-- Recorded information --
#####

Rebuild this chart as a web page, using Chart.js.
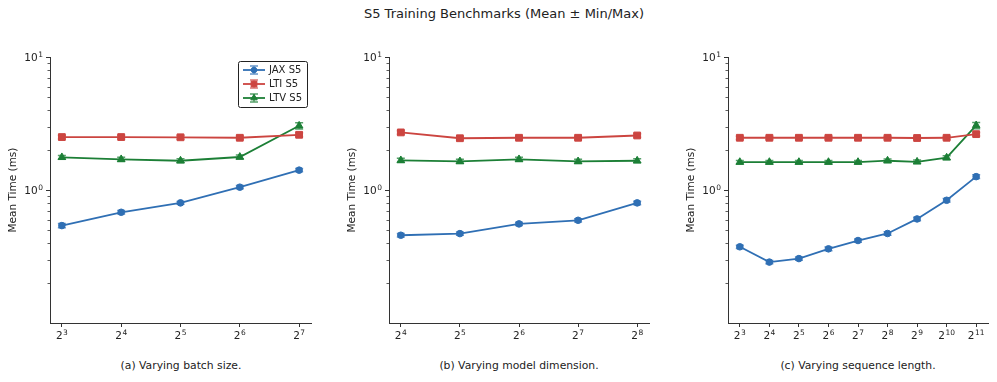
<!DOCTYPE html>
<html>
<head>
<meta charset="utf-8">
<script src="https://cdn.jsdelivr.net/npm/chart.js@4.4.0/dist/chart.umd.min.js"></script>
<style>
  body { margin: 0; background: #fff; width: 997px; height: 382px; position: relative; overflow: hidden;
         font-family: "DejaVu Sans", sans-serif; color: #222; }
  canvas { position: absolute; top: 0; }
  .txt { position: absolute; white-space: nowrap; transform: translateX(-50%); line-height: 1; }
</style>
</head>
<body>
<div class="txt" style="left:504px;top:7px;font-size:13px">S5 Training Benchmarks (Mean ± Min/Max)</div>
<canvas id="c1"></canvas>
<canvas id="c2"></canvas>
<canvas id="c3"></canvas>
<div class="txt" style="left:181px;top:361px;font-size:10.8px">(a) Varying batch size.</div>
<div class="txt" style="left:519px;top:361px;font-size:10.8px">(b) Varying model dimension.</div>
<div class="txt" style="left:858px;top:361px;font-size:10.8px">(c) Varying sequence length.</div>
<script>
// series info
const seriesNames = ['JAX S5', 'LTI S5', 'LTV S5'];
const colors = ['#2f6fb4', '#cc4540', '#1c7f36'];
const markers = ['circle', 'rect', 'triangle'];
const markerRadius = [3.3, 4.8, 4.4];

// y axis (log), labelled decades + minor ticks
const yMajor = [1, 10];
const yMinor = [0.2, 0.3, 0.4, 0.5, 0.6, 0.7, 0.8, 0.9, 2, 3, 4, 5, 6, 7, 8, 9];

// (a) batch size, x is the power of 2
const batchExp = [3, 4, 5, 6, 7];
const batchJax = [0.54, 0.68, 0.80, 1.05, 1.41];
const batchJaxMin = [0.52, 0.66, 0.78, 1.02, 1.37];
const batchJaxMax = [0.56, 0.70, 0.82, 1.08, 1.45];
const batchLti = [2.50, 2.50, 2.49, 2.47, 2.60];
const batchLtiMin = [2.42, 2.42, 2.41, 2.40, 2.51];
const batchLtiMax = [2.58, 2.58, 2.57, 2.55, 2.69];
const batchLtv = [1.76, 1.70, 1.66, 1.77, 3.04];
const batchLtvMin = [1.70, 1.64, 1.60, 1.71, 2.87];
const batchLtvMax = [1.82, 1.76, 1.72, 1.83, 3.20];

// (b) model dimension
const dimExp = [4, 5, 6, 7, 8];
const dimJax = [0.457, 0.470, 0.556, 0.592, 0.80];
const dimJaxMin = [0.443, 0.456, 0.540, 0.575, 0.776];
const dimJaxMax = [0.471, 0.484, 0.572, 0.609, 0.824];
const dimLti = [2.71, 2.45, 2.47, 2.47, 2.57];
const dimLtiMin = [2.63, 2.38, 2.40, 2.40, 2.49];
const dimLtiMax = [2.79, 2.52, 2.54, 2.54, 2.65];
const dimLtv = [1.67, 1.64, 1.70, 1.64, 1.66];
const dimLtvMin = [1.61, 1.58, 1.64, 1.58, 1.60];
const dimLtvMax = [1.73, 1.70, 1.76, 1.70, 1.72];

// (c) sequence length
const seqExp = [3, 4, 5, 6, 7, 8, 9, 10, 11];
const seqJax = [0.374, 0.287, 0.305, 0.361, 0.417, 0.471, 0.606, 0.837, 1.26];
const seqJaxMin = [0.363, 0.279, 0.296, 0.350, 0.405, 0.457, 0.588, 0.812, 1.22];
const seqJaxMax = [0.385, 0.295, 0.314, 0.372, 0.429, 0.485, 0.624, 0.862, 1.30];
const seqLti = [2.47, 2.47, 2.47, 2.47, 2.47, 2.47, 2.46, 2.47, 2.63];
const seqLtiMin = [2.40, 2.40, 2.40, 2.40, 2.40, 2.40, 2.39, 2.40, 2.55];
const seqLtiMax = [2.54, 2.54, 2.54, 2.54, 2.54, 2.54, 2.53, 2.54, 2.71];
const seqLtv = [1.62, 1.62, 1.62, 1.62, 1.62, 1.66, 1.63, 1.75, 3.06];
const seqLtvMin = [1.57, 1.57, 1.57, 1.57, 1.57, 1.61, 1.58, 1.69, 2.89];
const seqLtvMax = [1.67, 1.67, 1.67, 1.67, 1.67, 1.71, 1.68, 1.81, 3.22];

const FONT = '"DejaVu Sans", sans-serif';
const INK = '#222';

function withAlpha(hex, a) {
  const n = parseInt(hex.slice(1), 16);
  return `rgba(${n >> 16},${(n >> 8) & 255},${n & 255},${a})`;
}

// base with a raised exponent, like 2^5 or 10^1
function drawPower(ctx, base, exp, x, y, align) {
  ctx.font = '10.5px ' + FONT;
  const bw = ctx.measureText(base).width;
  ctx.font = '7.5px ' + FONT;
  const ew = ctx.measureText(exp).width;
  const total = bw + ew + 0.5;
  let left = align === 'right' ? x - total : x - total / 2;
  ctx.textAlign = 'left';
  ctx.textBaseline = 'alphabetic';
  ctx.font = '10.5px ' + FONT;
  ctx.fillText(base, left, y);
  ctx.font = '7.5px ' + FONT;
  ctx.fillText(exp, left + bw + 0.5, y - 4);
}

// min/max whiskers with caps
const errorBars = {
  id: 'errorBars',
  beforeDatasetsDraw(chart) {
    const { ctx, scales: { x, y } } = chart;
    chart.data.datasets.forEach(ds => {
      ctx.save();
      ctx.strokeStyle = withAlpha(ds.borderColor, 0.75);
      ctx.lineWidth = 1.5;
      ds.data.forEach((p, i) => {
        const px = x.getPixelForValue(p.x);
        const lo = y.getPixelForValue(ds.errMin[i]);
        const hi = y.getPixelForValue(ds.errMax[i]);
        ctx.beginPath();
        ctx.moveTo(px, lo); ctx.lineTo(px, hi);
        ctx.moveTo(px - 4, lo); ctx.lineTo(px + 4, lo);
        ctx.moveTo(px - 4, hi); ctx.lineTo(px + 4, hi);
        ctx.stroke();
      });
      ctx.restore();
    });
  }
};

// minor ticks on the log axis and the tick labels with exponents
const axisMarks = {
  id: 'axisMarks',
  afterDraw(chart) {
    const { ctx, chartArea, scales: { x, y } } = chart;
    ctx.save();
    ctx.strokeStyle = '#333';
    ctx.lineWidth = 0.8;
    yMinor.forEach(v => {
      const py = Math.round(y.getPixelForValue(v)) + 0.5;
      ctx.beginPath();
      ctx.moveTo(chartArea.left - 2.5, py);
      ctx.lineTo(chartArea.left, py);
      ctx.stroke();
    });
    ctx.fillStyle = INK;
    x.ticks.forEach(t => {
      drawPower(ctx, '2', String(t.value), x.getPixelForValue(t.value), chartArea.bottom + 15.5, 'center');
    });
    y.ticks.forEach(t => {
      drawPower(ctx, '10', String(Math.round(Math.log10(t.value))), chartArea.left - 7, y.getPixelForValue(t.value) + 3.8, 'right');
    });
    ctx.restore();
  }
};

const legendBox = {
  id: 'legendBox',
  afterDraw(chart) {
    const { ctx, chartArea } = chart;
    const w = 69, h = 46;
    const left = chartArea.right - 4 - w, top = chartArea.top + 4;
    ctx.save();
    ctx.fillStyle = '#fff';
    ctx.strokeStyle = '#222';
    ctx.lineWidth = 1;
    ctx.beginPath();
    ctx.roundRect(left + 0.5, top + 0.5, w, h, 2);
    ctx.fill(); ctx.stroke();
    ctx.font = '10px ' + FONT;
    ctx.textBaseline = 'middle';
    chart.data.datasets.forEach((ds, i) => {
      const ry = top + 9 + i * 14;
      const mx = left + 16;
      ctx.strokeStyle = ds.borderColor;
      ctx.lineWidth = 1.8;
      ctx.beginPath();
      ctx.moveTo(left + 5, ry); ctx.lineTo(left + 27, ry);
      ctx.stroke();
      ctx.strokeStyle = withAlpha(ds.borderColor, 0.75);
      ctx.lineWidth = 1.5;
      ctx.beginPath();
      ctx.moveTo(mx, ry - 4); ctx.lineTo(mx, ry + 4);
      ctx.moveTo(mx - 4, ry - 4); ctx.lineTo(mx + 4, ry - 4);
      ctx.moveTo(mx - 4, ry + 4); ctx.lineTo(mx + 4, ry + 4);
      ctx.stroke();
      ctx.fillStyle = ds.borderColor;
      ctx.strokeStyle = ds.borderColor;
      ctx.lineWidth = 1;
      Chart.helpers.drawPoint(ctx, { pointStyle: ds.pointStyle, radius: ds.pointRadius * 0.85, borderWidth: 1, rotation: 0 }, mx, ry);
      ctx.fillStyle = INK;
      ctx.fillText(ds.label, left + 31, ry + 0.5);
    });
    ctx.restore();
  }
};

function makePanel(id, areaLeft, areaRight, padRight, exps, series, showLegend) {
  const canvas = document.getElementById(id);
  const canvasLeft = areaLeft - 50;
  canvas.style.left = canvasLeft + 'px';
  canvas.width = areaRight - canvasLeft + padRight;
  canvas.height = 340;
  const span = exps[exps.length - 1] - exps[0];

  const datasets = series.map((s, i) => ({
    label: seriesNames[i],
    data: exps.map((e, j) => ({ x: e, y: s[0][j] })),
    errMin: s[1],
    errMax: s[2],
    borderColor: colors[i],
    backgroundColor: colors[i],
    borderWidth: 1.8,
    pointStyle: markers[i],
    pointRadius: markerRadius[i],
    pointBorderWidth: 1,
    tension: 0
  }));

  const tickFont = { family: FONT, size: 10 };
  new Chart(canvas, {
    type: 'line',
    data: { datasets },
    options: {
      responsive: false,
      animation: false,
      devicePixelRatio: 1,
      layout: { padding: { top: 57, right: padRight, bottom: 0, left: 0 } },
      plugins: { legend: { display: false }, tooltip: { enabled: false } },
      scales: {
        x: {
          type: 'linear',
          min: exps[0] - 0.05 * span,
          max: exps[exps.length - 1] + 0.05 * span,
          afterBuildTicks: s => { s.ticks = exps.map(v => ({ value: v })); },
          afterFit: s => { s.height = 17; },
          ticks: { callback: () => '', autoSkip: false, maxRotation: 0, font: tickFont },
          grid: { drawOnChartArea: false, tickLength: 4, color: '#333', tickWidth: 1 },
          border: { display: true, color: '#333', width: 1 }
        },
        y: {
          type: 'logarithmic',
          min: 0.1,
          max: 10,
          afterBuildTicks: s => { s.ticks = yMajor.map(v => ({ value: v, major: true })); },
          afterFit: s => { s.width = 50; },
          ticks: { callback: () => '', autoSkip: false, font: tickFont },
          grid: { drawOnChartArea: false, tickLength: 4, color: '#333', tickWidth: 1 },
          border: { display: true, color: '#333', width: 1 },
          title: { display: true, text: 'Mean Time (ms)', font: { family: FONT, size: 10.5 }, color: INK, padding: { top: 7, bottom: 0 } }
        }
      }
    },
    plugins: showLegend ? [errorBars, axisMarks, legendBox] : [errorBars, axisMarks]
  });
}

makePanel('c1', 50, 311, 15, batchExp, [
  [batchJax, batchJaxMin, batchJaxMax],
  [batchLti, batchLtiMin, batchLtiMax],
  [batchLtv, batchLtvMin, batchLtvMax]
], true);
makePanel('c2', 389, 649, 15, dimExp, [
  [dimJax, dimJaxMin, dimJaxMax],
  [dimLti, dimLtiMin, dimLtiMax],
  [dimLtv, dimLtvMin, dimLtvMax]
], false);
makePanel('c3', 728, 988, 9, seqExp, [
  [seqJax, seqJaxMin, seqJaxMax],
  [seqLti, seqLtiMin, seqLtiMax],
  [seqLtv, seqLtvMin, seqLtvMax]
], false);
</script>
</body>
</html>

#####

-- Challenge --
Repeat only what lies between the start of the data and the end of the line containing "const batchLtvMax = [1.82, 1.76, 1.72, 1.83, 3.20];", exactly, with pictures left out.

-- Written reply --
Rebuild this chart as a web page, using Chart.js.
<!DOCTYPE html>
<html>
<head>
<meta charset="utf-8">
<script src="https://cdn.jsdelivr.net/npm/chart.js@4.4.0/dist/chart.umd.min.js"></script>
<style>
  body { margin: 0; background: #fff; width: 997px; height: 382px; position: relative; overflow: hidden;
         font-family: "DejaVu Sans", sans-serif; color: #222; }
  canvas { position: absolute; top: 0; }
  .txt { position: absolute; white-space: nowrap; transform: translateX(-50%); line-height: 1; }
</style>
</head>
<body>
<div class="txt" style="left:504px;top:7px;font-size:13px">S5 Training Benchmarks (Mean ± Min/Max)</div>
<canvas id="c1"></canvas>
<canvas id="c2"></canvas>
<canvas id="c3"></canvas>
<div class="txt" style="left:181px;top:361px;font-size:10.8px">(a) Varying batch size.</div>
<div class="txt" style="left:519px;top:361px;font-size:10.8px">(b) Varying model dimension.</div>
<div class="txt" style="left:858px;top:361px;font-size:10.8px">(c) Varying sequence length.</div>
<script>
// series info
const seriesNames = ['JAX S5', 'LTI S5', 'LTV S5'];
const colors = ['#2f6fb4', '#cc4540', '#1c7f36'];
const markers = ['circle', 'rect', 'triangle'];
const markerRadius = [3.3, 4.8, 4.4];

// y axis (log), labelled decades + minor ticks
const yMajor = [1, 10];
const yMinor = [0.2, 0.3, 0.4, 0.5, 0.6, 0.7, 0.8, 0.9, 2, 3, 4, 5, 6, 7, 8, 9];

// (a) batch size, x is the power of 2
const batchExp = [3, 4, 5, 6, 7];
const batchJax = [0.54, 0.68, 0.80, 1.05, 1.41];
const batchJaxMin = [0.52, 0.66, 0.78, 1.02, 1.37];
const batchJaxMax = [0.56, 0.70, 0.82, 1.08, 1.45];
const batchLti = [2.50, 2.50, 2.49, 2.47, 2.60];
const batchLtiMin = [2.42, 2.42, 2.41, 2.40, 2.51];
const batchLtiMax = [2.58, 2.58, 2.57, 2.55, 2.69];
const batchLtv = [1.76, 1.70, 1.66, 1.77, 3.04];
const batchLtvMin = [1.70, 1.64, 1.60, 1.71, 2.87];
const batchLtvMax = [1.82, 1.76, 1.72, 1.83, 3.20];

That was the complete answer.